YOUR GOAL:
Without the pictures, print the lines running from the beginning of the material to the line containing "const yMax = 100;", both ends included.

Plotting code records
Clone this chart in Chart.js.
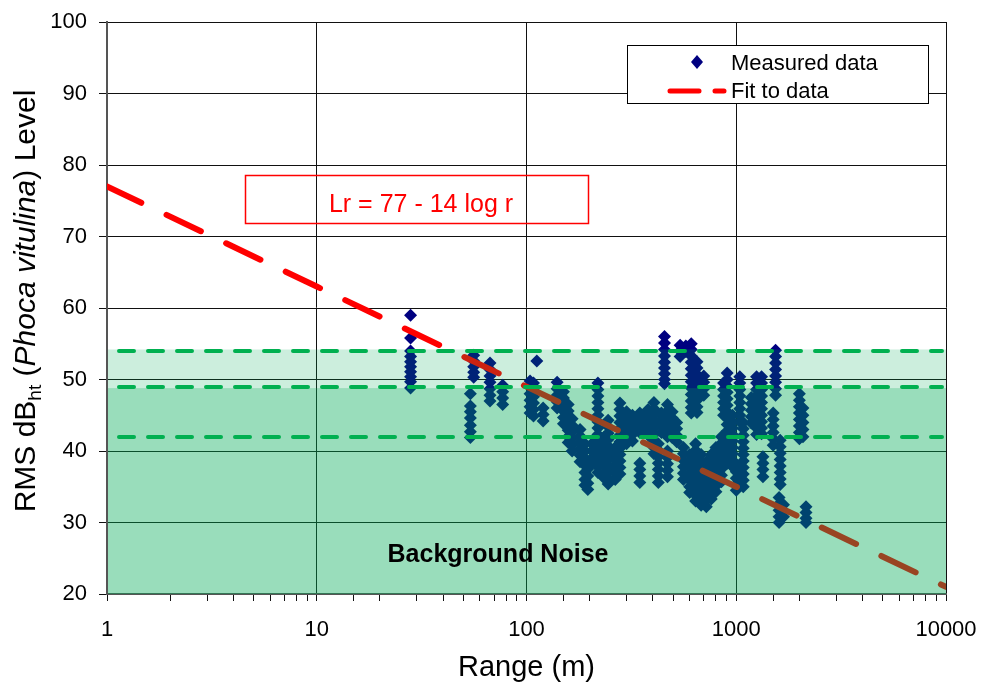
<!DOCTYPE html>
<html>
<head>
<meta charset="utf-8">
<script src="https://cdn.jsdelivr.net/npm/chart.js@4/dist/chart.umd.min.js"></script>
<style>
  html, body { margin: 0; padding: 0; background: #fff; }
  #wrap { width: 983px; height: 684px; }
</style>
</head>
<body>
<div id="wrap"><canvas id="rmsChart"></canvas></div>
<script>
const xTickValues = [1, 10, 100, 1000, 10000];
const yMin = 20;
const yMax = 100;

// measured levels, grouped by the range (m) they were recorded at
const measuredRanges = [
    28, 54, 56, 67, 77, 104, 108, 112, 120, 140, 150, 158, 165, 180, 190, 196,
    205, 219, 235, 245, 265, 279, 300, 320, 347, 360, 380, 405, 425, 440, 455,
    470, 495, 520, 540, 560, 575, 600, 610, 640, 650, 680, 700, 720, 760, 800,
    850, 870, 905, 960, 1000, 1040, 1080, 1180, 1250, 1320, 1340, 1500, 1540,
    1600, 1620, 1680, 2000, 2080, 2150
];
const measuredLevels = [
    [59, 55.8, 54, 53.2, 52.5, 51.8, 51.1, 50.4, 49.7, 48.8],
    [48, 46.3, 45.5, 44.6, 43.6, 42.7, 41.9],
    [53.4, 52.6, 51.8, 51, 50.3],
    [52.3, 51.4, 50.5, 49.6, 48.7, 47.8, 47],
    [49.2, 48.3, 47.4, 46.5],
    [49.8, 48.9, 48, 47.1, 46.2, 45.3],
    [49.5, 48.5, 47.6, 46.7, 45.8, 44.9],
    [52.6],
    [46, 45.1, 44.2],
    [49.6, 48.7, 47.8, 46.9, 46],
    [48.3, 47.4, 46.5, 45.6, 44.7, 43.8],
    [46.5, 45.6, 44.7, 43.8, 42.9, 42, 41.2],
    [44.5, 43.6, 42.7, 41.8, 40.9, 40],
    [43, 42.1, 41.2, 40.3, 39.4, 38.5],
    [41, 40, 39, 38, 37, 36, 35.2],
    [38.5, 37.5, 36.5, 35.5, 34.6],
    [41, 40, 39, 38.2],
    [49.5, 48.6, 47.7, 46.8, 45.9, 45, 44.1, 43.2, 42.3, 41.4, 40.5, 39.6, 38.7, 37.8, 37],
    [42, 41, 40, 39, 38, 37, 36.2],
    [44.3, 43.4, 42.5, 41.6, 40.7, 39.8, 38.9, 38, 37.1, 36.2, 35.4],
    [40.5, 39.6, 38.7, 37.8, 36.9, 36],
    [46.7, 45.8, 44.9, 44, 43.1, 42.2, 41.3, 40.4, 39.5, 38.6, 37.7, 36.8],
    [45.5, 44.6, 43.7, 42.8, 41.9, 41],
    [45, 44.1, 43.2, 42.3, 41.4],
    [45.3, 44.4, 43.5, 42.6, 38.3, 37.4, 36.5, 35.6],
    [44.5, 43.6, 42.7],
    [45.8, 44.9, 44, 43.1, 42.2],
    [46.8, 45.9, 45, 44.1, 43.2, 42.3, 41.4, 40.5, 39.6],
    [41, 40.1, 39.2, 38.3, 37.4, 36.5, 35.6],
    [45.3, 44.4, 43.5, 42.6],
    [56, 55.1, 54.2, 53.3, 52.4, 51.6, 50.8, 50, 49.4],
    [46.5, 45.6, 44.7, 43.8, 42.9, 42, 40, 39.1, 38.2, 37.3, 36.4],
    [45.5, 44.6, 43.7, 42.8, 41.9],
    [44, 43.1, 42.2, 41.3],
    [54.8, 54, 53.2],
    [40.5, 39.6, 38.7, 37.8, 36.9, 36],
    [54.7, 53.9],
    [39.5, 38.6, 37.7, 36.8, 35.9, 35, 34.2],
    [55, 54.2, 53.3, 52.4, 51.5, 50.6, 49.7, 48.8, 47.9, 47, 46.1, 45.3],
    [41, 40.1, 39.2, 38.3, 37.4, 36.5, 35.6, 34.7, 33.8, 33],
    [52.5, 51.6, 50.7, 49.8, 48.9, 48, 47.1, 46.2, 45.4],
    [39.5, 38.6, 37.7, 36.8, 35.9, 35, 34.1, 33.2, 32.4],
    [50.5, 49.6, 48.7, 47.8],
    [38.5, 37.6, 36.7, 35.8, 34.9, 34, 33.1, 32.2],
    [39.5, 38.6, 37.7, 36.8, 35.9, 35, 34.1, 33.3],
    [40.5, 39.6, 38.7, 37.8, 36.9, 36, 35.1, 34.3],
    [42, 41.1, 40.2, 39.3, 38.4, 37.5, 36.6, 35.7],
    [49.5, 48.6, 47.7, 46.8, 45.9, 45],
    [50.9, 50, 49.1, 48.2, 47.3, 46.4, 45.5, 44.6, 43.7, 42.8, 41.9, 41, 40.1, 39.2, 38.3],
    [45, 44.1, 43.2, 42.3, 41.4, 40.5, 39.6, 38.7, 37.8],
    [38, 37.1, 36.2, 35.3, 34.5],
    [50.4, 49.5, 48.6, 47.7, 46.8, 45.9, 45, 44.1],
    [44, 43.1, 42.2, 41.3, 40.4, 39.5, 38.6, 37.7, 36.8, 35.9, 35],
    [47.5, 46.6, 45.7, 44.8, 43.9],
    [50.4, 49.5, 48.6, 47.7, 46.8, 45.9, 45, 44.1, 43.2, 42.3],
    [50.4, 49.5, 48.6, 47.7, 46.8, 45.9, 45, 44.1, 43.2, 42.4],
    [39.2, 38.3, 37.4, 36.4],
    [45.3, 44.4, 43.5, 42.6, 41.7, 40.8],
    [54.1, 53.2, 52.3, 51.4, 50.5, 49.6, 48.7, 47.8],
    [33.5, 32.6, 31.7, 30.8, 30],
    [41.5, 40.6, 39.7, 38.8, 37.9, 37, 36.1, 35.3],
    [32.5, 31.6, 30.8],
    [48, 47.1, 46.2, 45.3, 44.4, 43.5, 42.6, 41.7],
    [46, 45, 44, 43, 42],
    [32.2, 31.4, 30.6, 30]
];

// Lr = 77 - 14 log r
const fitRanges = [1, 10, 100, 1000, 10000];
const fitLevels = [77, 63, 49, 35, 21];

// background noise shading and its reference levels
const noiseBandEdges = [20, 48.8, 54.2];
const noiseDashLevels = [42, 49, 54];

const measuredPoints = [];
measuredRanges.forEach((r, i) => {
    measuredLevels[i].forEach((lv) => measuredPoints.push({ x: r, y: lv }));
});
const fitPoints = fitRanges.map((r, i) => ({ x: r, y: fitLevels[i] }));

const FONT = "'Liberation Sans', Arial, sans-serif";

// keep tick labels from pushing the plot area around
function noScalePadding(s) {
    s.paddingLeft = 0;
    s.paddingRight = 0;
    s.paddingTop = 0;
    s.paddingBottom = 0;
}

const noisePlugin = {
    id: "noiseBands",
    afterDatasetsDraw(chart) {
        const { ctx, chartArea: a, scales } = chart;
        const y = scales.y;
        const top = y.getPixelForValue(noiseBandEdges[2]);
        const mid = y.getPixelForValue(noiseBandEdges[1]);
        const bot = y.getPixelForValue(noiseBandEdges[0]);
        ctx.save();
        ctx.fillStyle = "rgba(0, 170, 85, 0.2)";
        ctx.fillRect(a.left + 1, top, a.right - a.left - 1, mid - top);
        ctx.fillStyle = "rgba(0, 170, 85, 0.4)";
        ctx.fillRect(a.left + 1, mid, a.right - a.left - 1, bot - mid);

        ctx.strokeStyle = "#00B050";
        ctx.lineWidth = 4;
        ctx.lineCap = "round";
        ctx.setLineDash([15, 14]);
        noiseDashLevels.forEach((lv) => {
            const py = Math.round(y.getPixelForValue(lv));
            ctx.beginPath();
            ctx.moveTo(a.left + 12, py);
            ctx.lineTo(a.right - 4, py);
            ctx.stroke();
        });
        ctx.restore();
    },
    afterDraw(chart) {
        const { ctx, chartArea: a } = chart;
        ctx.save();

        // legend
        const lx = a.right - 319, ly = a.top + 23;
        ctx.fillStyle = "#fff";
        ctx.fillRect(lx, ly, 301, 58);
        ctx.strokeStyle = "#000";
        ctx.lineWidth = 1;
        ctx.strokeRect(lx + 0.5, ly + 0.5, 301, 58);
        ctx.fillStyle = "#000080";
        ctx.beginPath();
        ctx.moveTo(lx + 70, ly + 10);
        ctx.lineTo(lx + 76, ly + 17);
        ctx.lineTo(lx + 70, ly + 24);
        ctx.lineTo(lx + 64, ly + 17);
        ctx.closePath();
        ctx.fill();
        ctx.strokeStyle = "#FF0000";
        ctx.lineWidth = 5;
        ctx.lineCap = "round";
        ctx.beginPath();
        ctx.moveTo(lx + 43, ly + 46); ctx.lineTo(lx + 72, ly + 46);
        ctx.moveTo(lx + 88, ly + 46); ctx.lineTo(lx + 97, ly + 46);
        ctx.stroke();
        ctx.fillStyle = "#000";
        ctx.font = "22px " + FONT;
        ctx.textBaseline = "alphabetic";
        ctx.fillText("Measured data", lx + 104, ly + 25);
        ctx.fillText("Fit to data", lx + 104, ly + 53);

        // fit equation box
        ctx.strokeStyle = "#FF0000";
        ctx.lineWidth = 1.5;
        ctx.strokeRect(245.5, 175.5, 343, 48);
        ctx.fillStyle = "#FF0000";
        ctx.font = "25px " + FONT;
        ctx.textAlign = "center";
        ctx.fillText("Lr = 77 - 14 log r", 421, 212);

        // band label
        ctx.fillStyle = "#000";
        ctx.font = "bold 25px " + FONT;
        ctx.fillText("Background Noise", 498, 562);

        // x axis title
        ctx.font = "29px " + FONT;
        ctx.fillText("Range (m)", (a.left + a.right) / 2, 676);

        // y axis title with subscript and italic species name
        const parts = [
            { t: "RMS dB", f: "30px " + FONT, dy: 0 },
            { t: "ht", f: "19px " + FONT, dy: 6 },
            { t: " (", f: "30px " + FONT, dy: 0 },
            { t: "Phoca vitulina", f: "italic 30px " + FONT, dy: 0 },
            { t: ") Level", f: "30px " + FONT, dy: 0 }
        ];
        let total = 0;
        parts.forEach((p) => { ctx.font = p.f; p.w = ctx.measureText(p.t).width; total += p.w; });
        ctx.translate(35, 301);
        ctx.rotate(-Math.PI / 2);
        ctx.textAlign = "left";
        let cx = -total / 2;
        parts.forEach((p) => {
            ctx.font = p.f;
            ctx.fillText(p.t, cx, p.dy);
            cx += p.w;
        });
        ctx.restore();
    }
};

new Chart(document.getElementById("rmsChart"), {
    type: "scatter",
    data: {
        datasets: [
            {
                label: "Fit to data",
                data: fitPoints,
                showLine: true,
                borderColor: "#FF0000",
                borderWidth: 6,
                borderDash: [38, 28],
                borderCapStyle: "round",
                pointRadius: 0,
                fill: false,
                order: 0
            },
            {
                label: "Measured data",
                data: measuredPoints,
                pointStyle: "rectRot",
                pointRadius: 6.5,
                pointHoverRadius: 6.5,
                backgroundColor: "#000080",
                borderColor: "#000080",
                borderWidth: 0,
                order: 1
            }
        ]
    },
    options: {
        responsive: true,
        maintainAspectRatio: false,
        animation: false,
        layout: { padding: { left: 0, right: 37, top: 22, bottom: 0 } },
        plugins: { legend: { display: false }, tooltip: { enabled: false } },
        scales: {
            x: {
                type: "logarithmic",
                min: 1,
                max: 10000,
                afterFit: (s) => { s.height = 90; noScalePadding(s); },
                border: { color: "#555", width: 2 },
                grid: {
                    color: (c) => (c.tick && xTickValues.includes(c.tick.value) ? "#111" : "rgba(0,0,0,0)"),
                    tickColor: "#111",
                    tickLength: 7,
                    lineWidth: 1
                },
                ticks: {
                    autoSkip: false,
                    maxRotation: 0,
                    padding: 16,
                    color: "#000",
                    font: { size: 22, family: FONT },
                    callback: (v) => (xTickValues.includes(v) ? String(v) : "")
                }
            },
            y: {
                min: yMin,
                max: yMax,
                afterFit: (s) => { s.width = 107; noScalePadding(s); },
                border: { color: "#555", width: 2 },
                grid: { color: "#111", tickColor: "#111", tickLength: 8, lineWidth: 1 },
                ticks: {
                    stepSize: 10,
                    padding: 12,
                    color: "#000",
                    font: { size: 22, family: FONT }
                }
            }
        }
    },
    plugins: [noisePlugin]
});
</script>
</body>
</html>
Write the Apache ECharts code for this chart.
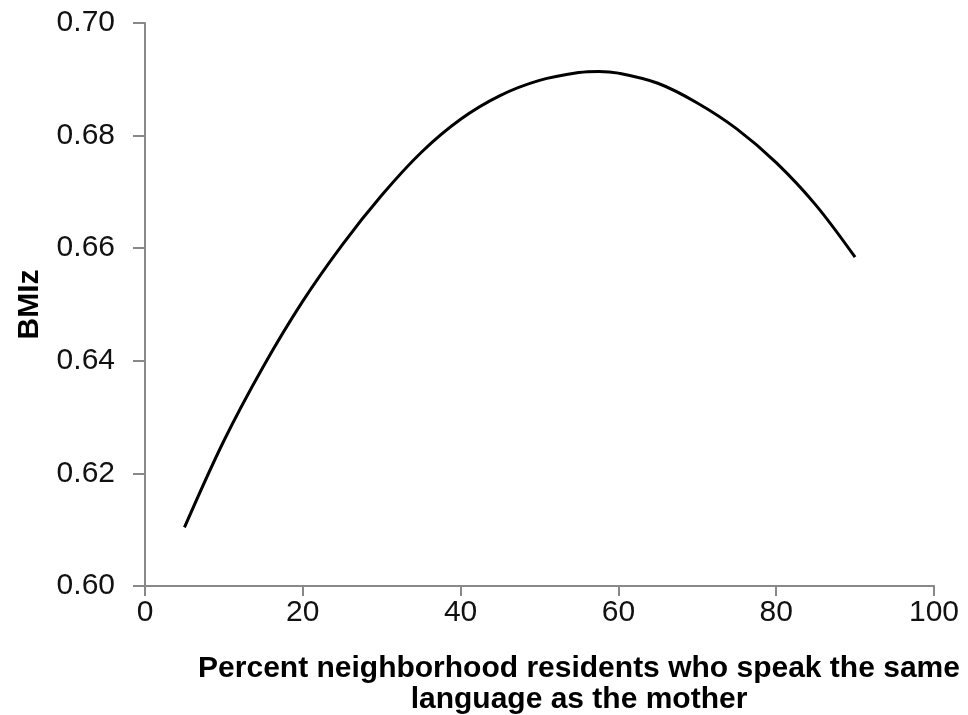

EXERCISE ANSWER:
Clone this chart in Chart.js.
<!DOCTYPE html>
<html>
<head>
<meta charset="utf-8">
<script src="https://cdn.jsdelivr.net/npm/chart.js@4/dist/chart.umd.min.js"></script>
<style>
  html, body { margin: 0; padding: 0; background: #fff; }
  #wrap { width: 983px; height: 684px; }
</style>
</head>
<body>
<div id="wrap"><canvas id="rmsChart"></canvas></div>
<script>
const xTickValues = [1, 10, 100, 1000, 10000];
const yMin = 20;
const yMax = 100;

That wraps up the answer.